Do you understand how stupid that sounds?
Now there are plenty of other differences between Murder and Marijuana, including the notion of victim, and there is also the factor to be considered of the actual effective purposes of, and reasons for, enforcement and incarceration (the discussion of which has been unfortunately AWOL in this country in recent years). But ultimately, those don’t really matter in this sense, because even the notion of analogizing the legalization of drugs and the legalization of murder is bereft of logic.
And as we speak of the lack of logic, let us now turn to one who should have excellent intellectual training. Someone who has gone to law school and become a Judge, and even teaches law and finance at a university. Someone like Timothy G. Hicks.
Timothy Hicks was the judge for a sordid case involving two men (Sibson and Weissert) who were involved in selling marijuana. Although the case had many complexities, apparently Weissert hired a couple of men to steal the drugs and money from Sibson, and in the process, Sibson was killed in his home. Anyone seeing this story would see a tale of murder and home invasion, resulting from criminal greed.
But not the Honorable Timothy G. Hicks. According to the Muskegon Chronicle:

Before sentencing Weissert, Hicks addressed what he called a series of “urban myths.”
“Urban myth number one” is that “drug use is a victimless crime,” Hicks said from the bench. “Here we have orphaned children, devastated families.”
Myth number two: ” ‘It’s only marijuana,’ ” Hicks said. “Marijuana is as evil as the rest of this stuff. … Marijuana indirectly caused all the carnage.” […]

Now fortunately Phillip Smith at Stop the Drug War has saved me the time of having to stoop to responding to this reprehensible sewage, and has already made many of the points that immediately jumped out in my mind…

The robbers went after the marijuana dealer because there were valuable items they could take.
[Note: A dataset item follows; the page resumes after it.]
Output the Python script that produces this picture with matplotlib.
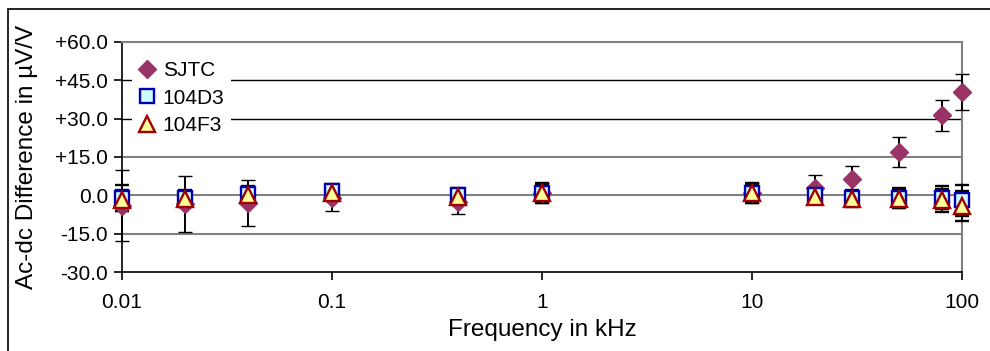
import numpy as np
import matplotlib
matplotlib.use("Agg")
import matplotlib.pyplot as plt
from matplotlib.patches import Rectangle
from matplotlib.lines import Line2D

plt.rcParams['font.family'] = ['Liberation Sans', 'DejaVu Sans']

# frequency points in kHz
freq = [0.01, 0.02, 0.04, 0.1, 0.4, 1, 10, 20, 30, 50, 80, 100]

# ac-dc differences in uV/V and their uncertainties
sjtc = [-4.0, -3.5, -3.0, -1.0, -2.5, 1.0, 1.0, 3.0, 6.5, 17.0, 31.3, 40.3]
sjtc_err = [14.0, 11.0, 9.0, 5.0, 5.0, 4.0, 4.0, 5.0, 5.0, 6.0, 6.0, 7.0]

d3 = [-1.0, -1.0, 0.5, 1.5, 0.0, 1.0, 1.0, 0.0, -1.0, -1.0, -1.0, -2.0]
d3_err = [5.0, 3.0, 3.0, 3.0, 3.0, 4.0, 4.0, 3.0, 3.0, 4.0, 4.5, 6.0]

f3 = [-2.0, -1.5, 0.0, 1.0, -0.5, 1.0, 1.0, -0.5, -1.5, -1.5, -2.0, -4.2]
f3_err = [4.0, 3.0, 3.0, 3.0, 3.0, 3.5, 3.5, 3.0, 3.0, 3.5, 4.5, 6.0]

yticks = [-30, -15, 0, 15, 30, 45, 60]
ytick_labels = ['-30.0', '-15.0', '0.0', '+15.0', '+30.0', '+45.0', '+60.0']
xticks = [0.01, 0.1, 1, 10, 100]
xtick_labels = ['0.01', '0.1', '1', '10', '100']

fig = plt.figure(figsize=(9.9, 3.51), dpi=100)
ax = fig.add_axes([122/990, 1-272/351, 840/990, 230/351])

# gridlines
for yv in yticks[1:-1]:
    col = 'black' if yv in (30, 45) else '#808080'
    lw = 1.0 if yv in (30, 45) else 1.5
    ax.axhline(yv, color=col, lw=lw, zorder=1)

ek = dict(ecolor='black', elinewidth=1.4, capsize=5, capthick=1.4, ls='none', zorder=3)
styles = [
    dict(marker='D', ms=9.5, mfc='#993366', mec='#993366', mew=1.0),
    dict(marker='s', ms=10, mfc='#CCFFFF', mec='#0000B0', mew=1.7),
    dict(marker='^', ms=11, mfc='#FFFF99', mec='#A00000', mew=1.7),
]
names = ['SJTC', '104D3', '104F3']
series = [(sjtc, sjtc_err), (d3, d3_err), (f3, f3_err)]

for (vals, errs), st in zip(series, styles):
    cont = ax.errorbar(freq, vals, yerr=errs, **st, **ek)
    cont[0].set_clip_on(False)
    for a in cont[1]:
        a.set_clip_on(False)
    for a in cont[2]:
        a.set_clip_on(False)

ax.set_xscale('log')
ax.set_xlim(0.01, 100)
ax.set_ylim(-30, 60)
ax.set_xticks(xticks)
ax.set_xticklabels(xtick_labels)
ax.xaxis.set_minor_locator(matplotlib.ticker.NullLocator())
ax.set_yticks(yticks)
ax.set_yticklabels(ytick_labels)
ax.tick_params(axis='both', labelsize=15, direction='out', length=6, width=1.2, color='black')
ax.tick_params(axis='x', pad=9)
ax.tick_params(axis='y', pad=4)

for side in ['top', 'right']:
    ax.spines[side].set_color('#808080')
    ax.spines[side].set_linewidth(1.5)
ax.spines['left'].set_color('black')
ax.spines['left'].set_linewidth(1.2)
ax.spines['bottom'].set_color('black')
ax.spines['bottom'].set_linewidth(1.2)

ax.set_xlabel('Frequency in kHz', fontsize=17.5, labelpad=5)
ax.set_ylabel('Ac-dc Difference in µV/V', fontsize=17.5, labelpad=12)

handles = [Line2D([], [], ls='none', **st) for st in styles]
leg = ax.legend(handles, names, loc='upper left', bbox_to_anchor=(0.0, 0.99), frameon=True,
                fontsize=15, handlelength=0.8, handletextpad=0.35, labelspacing=0.42, borderpad=0.3)
leg.get_frame().set_edgecolor('none')
leg.get_frame().set_facecolor('white')
leg.get_frame().set_alpha(1)
leg.set_zorder(5)

# outer chart border
fig.patches.append(Rectangle((8/990, -0.05), 1.1, 1 - 9/351 + 0.05, transform=fig.transFigure,
                             fill=False, edgecolor='black', lw=1.2))

fig.savefig('out.png', dpi=100)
Would the judge have railed against alcohol if someone had been murdered in a liquor store robbery? […]
I wonder if the judge would call cold, hard cash “evil” because someone robbed an armored car to steal some. […]

I wouldn’t be surprised if he blamed a woman being attractive as a cause of her own rape. And you know, I’ve often heard that escaping criminals have committed murder to avoid being taken before a judge. Wouldn’t that make the judge indirectly to blame for the murder? (It makes as much logical non-sense as Hicks’ position). This man has no business practicing law or teaching students.
It bothers and disturbs me that I had to even write this post. And I find it somewhat ironic that those who write in favor of prohibition always seem not to have full mental acuity, and you find the drug legalizers appealing to intellectual reason and facts.
Marijuana. Murder. Not the same. One is the premeditated killing of another human being, and the other is a leafy plant.

[Cross-posted at Daily Kos]

Update: If you really want to be depressed, check out some of the ignorant rantings in the massive comments section of Hawkins’ blog entry.
2nd Update: Several fiskings of the Hawkins nonsense — from the conservative xrlq: This Is Your Brain on Drug Wars. Any Questions?, from Liberty Papers: A Lame Defense of the Drug War, and from Walter in Denver Dumbest Thing I’ve Read Today.
On the other hand, RightLinx links approvingly to Hawkins, with a moronic addition:

If society feels that making a substance illegal is in its best interest, it should have the freedom to do so.

What a horrendous use of the word “freedom.”